* REQUIRED WORK *
Write out all the entries word for word and omit any pictures.

Entries with chart source code
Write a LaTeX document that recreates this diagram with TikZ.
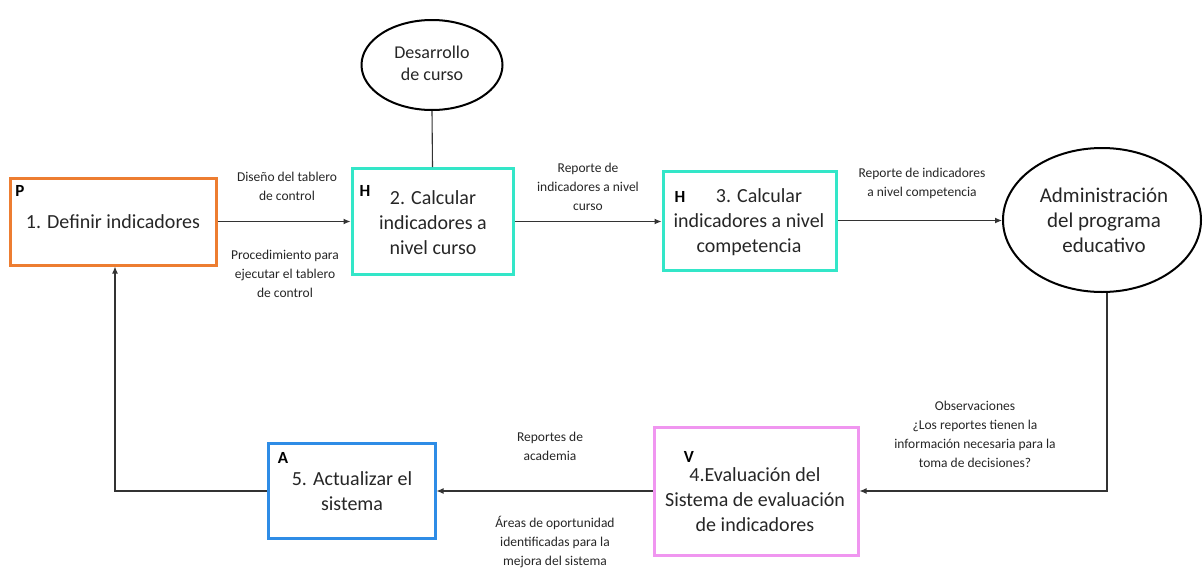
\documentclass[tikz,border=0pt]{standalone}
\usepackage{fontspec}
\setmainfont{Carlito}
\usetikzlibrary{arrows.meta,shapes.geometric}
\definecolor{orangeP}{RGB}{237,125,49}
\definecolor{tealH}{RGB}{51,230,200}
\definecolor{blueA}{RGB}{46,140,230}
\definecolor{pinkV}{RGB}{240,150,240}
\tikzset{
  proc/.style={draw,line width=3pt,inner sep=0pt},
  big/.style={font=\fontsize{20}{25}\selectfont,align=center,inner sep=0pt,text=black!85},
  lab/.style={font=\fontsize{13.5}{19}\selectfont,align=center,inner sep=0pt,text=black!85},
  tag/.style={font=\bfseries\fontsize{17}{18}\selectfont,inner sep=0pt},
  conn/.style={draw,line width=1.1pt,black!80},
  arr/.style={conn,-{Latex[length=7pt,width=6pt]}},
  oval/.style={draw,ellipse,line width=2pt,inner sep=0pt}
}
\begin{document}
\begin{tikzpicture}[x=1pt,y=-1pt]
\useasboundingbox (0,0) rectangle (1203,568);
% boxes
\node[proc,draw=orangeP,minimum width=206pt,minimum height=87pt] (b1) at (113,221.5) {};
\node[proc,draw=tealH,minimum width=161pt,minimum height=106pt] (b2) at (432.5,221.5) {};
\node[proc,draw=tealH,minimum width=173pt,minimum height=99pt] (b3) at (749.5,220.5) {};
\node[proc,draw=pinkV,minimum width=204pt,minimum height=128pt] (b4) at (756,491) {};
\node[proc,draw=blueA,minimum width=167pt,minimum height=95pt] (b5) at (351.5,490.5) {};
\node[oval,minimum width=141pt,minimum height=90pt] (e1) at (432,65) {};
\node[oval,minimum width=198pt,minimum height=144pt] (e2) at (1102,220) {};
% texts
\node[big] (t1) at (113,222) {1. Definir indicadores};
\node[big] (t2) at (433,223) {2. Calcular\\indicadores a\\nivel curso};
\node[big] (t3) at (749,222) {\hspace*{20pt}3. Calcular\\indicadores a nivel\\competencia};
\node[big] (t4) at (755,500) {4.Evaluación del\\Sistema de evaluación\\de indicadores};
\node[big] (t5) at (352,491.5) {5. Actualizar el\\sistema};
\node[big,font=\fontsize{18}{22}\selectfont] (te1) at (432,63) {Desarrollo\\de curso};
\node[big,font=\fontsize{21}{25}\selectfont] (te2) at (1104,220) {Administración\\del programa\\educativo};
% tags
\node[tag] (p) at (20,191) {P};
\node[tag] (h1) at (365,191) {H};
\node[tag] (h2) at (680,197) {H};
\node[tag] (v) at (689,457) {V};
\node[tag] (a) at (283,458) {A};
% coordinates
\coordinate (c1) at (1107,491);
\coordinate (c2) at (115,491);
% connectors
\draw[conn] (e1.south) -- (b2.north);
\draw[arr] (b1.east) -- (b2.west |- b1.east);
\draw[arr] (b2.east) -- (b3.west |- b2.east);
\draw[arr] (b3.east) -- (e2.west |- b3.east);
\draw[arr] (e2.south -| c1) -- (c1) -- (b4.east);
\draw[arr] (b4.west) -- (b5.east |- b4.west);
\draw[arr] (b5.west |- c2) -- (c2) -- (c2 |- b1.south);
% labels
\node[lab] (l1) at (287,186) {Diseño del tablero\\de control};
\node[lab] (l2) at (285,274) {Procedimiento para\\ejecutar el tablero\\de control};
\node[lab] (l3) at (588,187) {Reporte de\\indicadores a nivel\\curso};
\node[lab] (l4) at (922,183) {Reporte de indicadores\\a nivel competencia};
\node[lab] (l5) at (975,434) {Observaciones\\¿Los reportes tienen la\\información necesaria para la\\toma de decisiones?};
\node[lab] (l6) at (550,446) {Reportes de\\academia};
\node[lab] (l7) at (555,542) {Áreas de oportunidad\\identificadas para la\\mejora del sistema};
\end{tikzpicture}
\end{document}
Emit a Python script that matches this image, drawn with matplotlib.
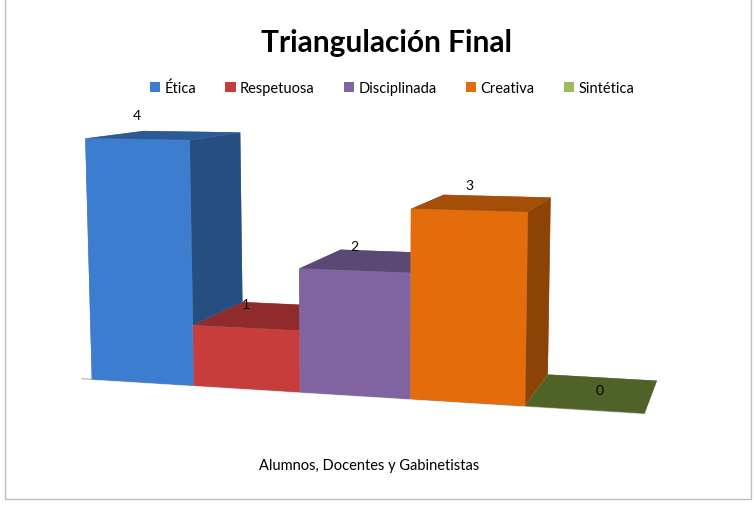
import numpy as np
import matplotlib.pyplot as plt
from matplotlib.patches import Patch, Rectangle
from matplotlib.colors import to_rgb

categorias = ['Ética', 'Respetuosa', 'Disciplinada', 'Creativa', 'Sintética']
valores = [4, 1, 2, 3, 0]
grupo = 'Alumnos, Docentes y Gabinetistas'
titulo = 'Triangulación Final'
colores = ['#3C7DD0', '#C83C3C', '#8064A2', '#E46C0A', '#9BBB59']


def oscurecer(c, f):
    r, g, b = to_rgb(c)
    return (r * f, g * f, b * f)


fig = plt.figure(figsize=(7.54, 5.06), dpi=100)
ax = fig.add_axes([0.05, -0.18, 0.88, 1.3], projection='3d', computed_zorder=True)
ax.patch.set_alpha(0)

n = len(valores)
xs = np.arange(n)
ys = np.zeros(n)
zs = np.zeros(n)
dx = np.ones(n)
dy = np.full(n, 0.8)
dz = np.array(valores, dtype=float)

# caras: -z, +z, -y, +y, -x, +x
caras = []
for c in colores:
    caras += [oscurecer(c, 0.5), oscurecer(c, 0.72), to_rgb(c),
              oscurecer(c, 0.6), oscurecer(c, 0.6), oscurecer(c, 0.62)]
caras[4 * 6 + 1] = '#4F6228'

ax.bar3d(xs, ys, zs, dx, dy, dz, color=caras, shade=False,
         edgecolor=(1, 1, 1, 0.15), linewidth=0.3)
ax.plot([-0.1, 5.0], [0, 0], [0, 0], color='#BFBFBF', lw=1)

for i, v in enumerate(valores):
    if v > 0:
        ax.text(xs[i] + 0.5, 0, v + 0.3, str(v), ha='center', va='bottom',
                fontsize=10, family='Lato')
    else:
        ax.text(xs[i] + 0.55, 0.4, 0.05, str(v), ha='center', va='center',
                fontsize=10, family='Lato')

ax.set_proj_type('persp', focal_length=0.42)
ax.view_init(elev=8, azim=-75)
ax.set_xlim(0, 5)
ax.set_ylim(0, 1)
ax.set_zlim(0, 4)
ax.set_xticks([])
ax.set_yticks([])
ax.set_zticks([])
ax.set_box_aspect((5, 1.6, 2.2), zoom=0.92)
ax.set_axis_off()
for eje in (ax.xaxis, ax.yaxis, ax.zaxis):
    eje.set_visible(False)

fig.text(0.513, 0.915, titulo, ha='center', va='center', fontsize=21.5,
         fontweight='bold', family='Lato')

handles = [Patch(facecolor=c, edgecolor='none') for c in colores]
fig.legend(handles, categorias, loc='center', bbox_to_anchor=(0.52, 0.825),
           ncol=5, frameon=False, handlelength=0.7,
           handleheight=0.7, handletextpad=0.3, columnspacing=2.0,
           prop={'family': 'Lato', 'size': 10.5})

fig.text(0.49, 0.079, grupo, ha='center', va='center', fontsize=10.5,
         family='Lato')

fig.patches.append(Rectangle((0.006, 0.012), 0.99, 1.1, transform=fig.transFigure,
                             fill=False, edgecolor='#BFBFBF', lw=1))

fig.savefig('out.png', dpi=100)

* SOLVED EXERCISE *
Write a LaTeX document that recreates this diagram with TikZ.
\documentclass[tikz,border=0pt]{standalone}
\usepackage{fontspec}
\setmainfont{Carlito}
\usetikzlibrary{arrows.meta,shapes.geometric}
\definecolor{orangeP}{RGB}{237,125,49}
\definecolor{tealH}{RGB}{51,230,200}
\definecolor{blueA}{RGB}{46,140,230}
\definecolor{pinkV}{RGB}{240,150,240}
\tikzset{
  proc/.style={draw,line width=3pt,inner sep=0pt},
  big/.style={font=\fontsize{20}{25}\selectfont,align=center,inner sep=0pt,text=black!85},
  lab/.style={font=\fontsize{13.5}{19}\selectfont,align=center,inner sep=0pt,text=black!85},
  tag/.style={font=\bfseries\fontsize{17}{18}\selectfont,inner sep=0pt},
  conn/.style={draw,line width=1.1pt,black!80},
  arr/.style={conn,-{Latex[length=7pt,width=6pt]}},
  oval/.style={draw,ellipse,line width=2pt,inner sep=0pt}
}
\begin{document}
\begin{tikzpicture}[x=1pt,y=-1pt]
\useasboundingbox (0,0) rectangle (1203,568);
% boxes
\node[proc,draw=orangeP,minimum width=206pt,minimum height=87pt] (b1) at (113,221.5) {};
\node[proc,draw=tealH,minimum width=161pt,minimum height=106pt] (b2) at (432.5,221.5) {};
\node[proc,draw=tealH,minimum width=173pt,minimum height=99pt] (b3) at (749.5,220.5) {};
\node[proc,draw=pinkV,minimum width=204pt,minimum height=128pt] (b4) at (756,491) {};
\node[proc,draw=blueA,minimum width=167pt,minimum height=95pt] (b5) at (351.5,490.5) {};
\node[oval,minimum width=141pt,minimum height=90pt] (e1) at (432,65) {};
\node[oval,minimum width=198pt,minimum height=144pt] (e2) at (1102,220) {};
% texts
\node[big] (t1) at (113,222) {1. Definir indicadores};
\node[big] (t2) at (433,223) {2. Calcular\\indicadores a\\nivel curso};
\node[big] (t3) at (749,222) {\hspace*{20pt}3. Calcular\\indicadores a nivel\\competencia};
\node[big] (t4) at (755,500) {4.Evaluación del\\Sistema de evaluación\\de indicadores};
\node[big] (t5) at (352,491.5) {5. Actualizar el\\sistema};
\node[big,font=\fontsize{18}{22}\selectfont] (te1) at (432,63) {Desarrollo\\de curso};
\node[big,font=\fontsize{21}{25}\selectfont] (te2) at (1104,220) {Administración\\del programa\\educativo};
% tags
\node[tag] (p) at (20,191) {P};
\node[tag] (h1) at (365,191) {H};
\node[tag] (h2) at (680,197) {H};
\node[tag] (v) at (689,457) {V};
\node[tag] (a) at (283,458) {A};
% coordinates
\coordinate (c1) at (1107,491);
\coordinate (c2) at (115,491);
% connectors
\draw[conn] (e1.south) -- (b2.north);
\draw[arr] (b1.east) -- (b2.west |- b1.east);
\draw[arr] (b2.east) -- (b3.west |- b2.east);
\draw[arr] (b3.east) -- (e2.west |- b3.east);
\draw[arr] (e2.south -| c1) -- (c1) -- (b4.east);
\draw[arr] (b4.west) -- (b5.east |- b4.west);
\draw[arr] (b5.west |- c2) -- (c2) -- (c2 |- b1.south);
% labels
\node[lab] (l1) at (287,186) {Diseño del tablero\\de control};
\node[lab] (l2) at (285,274) {Procedimiento para\\ejecutar el tablero\\de control};
\node[lab] (l3) at (588,187) {Reporte de\\indicadores a nivel\\curso};
\node[lab] (l4) at (922,183) {Reporte de indicadores\\a nivel competencia};
\node[lab] (l5) at (975,434) {Observaciones\\¿Los reportes tienen la\\información necesaria para la\\toma de decisiones?};
\node[lab] (l6) at (550,446) {Reportes de\\academia};
\node[lab] (l7) at (555,542) {Áreas de oportunidad\\identificadas para la\\mejora del sistema};
\end{tikzpicture}
\end{document}
Emit a Python script that matches this image, drawn with matplotlib.
import numpy as np
import matplotlib.pyplot as plt
from matplotlib.patches import Patch, Rectangle
from matplotlib.colors import to_rgb

categorias = ['Ética', 'Respetuosa', 'Disciplinada', 'Creativa', 'Sintética']
valores = [4, 1, 2, 3, 0]
grupo = 'Alumnos, Docentes y Gabinetistas'
titulo = 'Triangulación Final'
colores = ['#3C7DD0', '#C83C3C', '#8064A2', '#E46C0A', '#9BBB59']


def oscurecer(c, f):
    r, g, b = to_rgb(c)
    return (r * f, g * f, b * f)


fig = plt.figure(figsize=(7.54, 5.06), dpi=100)
ax = fig.add_axes([0.05, -0.18, 0.88, 1.3], projection='3d', computed_zorder=True)
ax.patch.set_alpha(0)

n = len(valores)
xs = np.arange(n)
ys = np.zeros(n)
zs = np.zeros(n)
dx = np.ones(n)
dy = np.full(n, 0.8)
dz = np.array(valores, dtype=float)

# caras: -z, +z, -y, +y, -x, +x
caras = []
for c in colores:
    caras += [oscurecer(c, 0.5), oscurecer(c, 0.72), to_rgb(c),
              oscurecer(c, 0.6), oscurecer(c, 0.6), oscurecer(c, 0.62)]
caras[4 * 6 + 1] = '#4F6228'

ax.bar3d(xs, ys, zs, dx, dy, dz, color=caras, shade=False,
         edgecolor=(1, 1, 1, 0.15), linewidth=0.3)
ax.plot([-0.1, 5.0], [0, 0], [0, 0], color='#BFBFBF', lw=1)

for i, v in enumerate(valores):
    if v > 0:
        ax.text(xs[i] + 0.5, 0, v + 0.3, str(v), ha='center', va='bottom',
                fontsize=10, family='Lato')
    else:
        ax.text(xs[i] + 0.55, 0.4, 0.05, str(v), ha='center', va='center',
                fontsize=10, family='Lato')

ax.set_proj_type('persp', focal_length=0.42)
ax.view_init(elev=8, azim=-75)
ax.set_xlim(0, 5)
ax.set_ylim(0, 1)
ax.set_zlim(0, 4)
ax.set_xticks([])
ax.set_yticks([])
ax.set_zticks([])
ax.set_box_aspect((5, 1.6, 2.2), zoom=0.92)
ax.set_axis_off()
for eje in (ax.xaxis, ax.yaxis, ax.zaxis):
    eje.set_visible(False)

fig.text(0.513, 0.915, titulo, ha='center', va='center', fontsize=21.5,
         fontweight='bold', family='Lato')

handles = [Patch(facecolor=c, edgecolor='none') for c in colores]
fig.legend(handles, categorias, loc='center', bbox_to_anchor=(0.52, 0.825),
           ncol=5, frameon=False, handlelength=0.7,
           handleheight=0.7, handletextpad=0.3, columnspacing=2.0,
           prop={'family': 'Lato', 'size': 10.5})

fig.text(0.49, 0.079, grupo, ha='center', va='center', fontsize=10.5,
         family='Lato')

fig.patches.append(Rectangle((0.006, 0.012), 0.99, 1.1, transform=fig.transFigure,
                             fill=False, edgecolor='#BFBFBF', lw=1))

fig.savefig('out.png', dpi=100)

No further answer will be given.